The project is based off the original Urban Core Specific Plan and was envisioned to create a modern public transit system, improved bikeway facilities and walkable neighborhoods on Chula Vista's northwest side. In 2007, the proposal was given to council, who passed it with a majority vote.

The project is designated as a "smart growth" area. The city's landscape planner Garry Williams said smart growth is a principle that uses multi-model design for vehicles, cyclists and pedestrians.

Additional project features include creating pedestrian refuges to enhance cross-walk safety, additional landscaping, new signage, removing clutter, improving medians and adding more foliage.

The top three concerns among residents included removing clutter, improving the medians and adding landscaping and color with plants.

Williams said the project will spur new development and revitalize the downtown area.

Funding for the project comes from a $2.1 million SANDAG grant, as well as other local and federal grant money specifically for transportation projects.
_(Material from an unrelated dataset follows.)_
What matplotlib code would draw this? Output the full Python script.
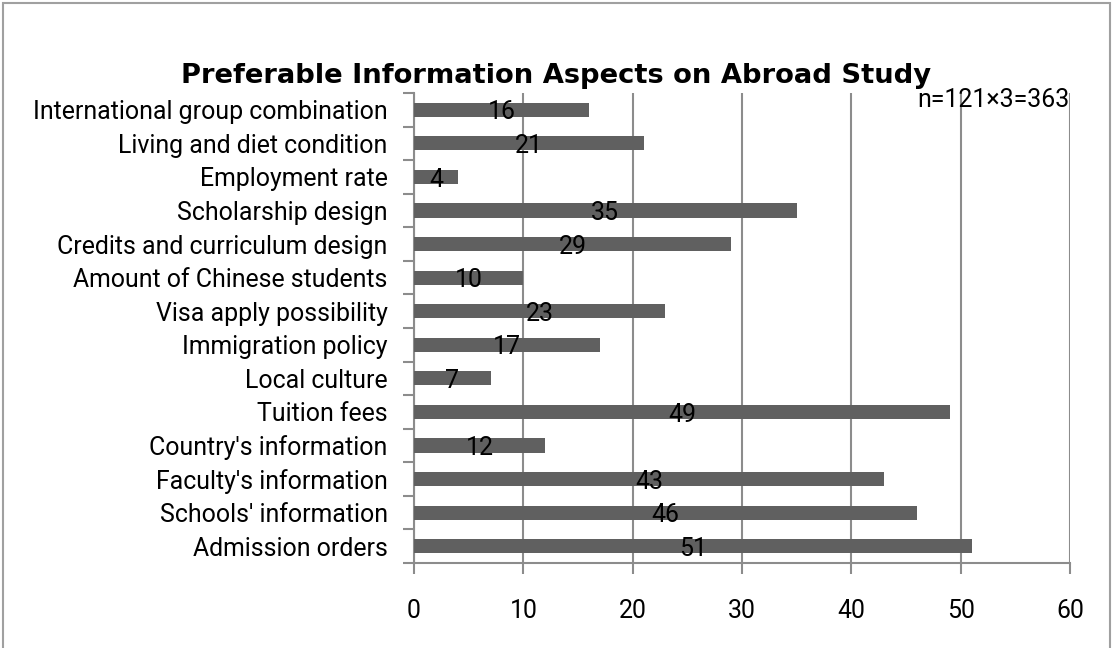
import matplotlib

matplotlib.use("Agg")
import matplotlib.pyplot as plt
from matplotlib.patches import Rectangle

# categories listed bottom to top, as drawn on the y axis
categories = [
    "Admission orders",
    "Schools' information",
    "Faculty's information",
    "Country's information",
    "Tuition fees",
    "Local culture",
    "Immigration policy",
    "Visa apply possibility",
    "Amount of Chinese students",
    "Credits and curriculum design",
    "Scholarship design",
    "Employment rate",
    "Living and diet condition",
    "International group combination",
]
counts = [51, 46, 43, 12, 49, 7, 17, 23, 10, 29, 35, 4, 21, 16]
xticks = [0, 10, 20, 30, 40, 50, 60]
note = "n=121\u00d73=363"

BAR = "#606060"
GRID = "#8c8c8c"
BODY_FONT = ["Roboto", "DejaVu Sans"]
FS = 17.9

fig = plt.figure(figsize=(11.12, 6.48), dpi=100)
ax = fig.add_axes([0.3723, 0.1312, 0.5899, 0.7253])

ypos = list(range(len(categories)))
ax.barh(ypos, counts, height=0.42, color=BAR, zorder=3)
for y, v in zip(ypos, counts):
    ax.text(v / 2, y - 0.08, str(v), ha="center", va="center",
            fontsize=FS, family=BODY_FONT, color="black", zorder=4)

ax.set_xlim(0, 60)
ax.set_ylim(-0.5, len(categories) - 0.5)
ax.set_xticks(xticks)
ax.set_xticklabels([str(t) for t in xticks], family=BODY_FONT, fontsize=FS)
ax.xaxis.grid(True, color=GRID, lw=1.5, zorder=0)

# category names at bar centres, tick marks on the boundaries between them
ax.set_yticks(ypos)
ax.set_yticklabels(categories, family=BODY_FONT, fontsize=FS)
ax.tick_params(axis="y", length=0, pad=19)
ax.set_yticks([i - 0.5 for i in range(len(categories) + 1)], minor=True)
ax.tick_params(axis="y", which="minor", length=8, width=1.5, color=GRID,
               direction="out")
ax.tick_params(axis="x", length=8, width=1.5, color=GRID, direction="out",
               pad=18)

for side in ("top", "right"):
    ax.spines[side].set_visible(False)
for side in ("left", "bottom"):
    ax.spines[side].set_color(GRID)
    ax.spines[side].set_linewidth(1.5)

ax.text(1.0, 0.985, note, transform=ax.transAxes, ha="right", va="center",
        fontsize=FS, family=BODY_FONT)

fig.text(0.5, 0.882, "Preferable Information Aspects on Abroad Study",
         ha="center", va="center", fontsize=19.7, fontweight="bold",
         family=["DejaVu Sans"])

fig.patches.append(Rectangle((3 / 1112, -0.05), 1107 / 1112, 1.05 - 3 / 648,
                             transform=fig.transFigure, fill=False,
                             edgecolor="#a0a0a0", lw=1.5))

fig.savefig("out.png", dpi=100)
Phase 1 funding is estimated between $3.8 and $4.3 million.

Initially expected to break ground in early 2011 for completion in the summer, city engineer Richard Hopkins said the project isn't quite "in the can."

Staff recommended a final public outreach and estimate they could bring back the final design in three weeks, with construction beginning in two to three months.

Chula Vista Mayor Cheryl Cox expressed her concern that late construction will disrupt the city's centennial exposition celebration in October.

Board Member of the Chula Vista Chamber of Commerce Greg Mattson said he wants to move forward without additional public outreach. "It will take too long and interfere with the timeline," he said.

Councilwoman Patricia Aguilar said a design charrette should be done as a final effort to finish the design process. "We're not starting all over, we're just closing the loop," she said. "Some communities have what I call sacred places ... Third Avenue Village is one of those places."

Councilman Steve Castaneda said it makes sense to get more input. "I just don't think it's ready to pull out of the oven yet," he said.